The Principles of Commercial Production
Writing about the influence of Wall Street on the motion picture industry in the thirties, David Robinson says,
The bureaucrats and accountants, eager to overcome the unpredictable and intractable element in the creation of films, began to codify certain principles of commercial production that still prevail in the industry: the attempt to exploit proven success with formula pictures and cycles of any particular genre which temporarily sells, at the expense of other and perhaps unorthodox product; the quest for predictable sales values-star names, best-selling titles, costly and showy production values-which have little to do with art.

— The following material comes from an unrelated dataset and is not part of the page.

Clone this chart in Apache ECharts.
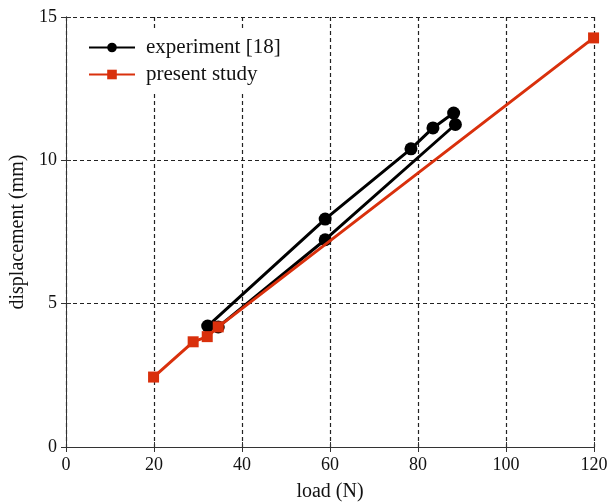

That doesn't just describe movies in the thirties; it describes books today.
Publishing is an industry, and it's driven by commercial values. The principles
have been codified. They know how to make it work. They are suspicious of creativity,
innovation, surprise, novelty. Freshness, newness, authenticity, and genuineness.
The authentic can't be faked and it will not be denied. But it will be resisted.
Emerson told Whitman, "There are renunciations and apprenticeships, and this
is thine: thou must pass as a fool and a churl for a long season."
How does the artist deal with the bureaucrats and accountants in the publishing industry?
For a long season?
He disintermediates.
"Anything you have
to do, you have to go on and do yourself," Rahsaan Roland Kirk said.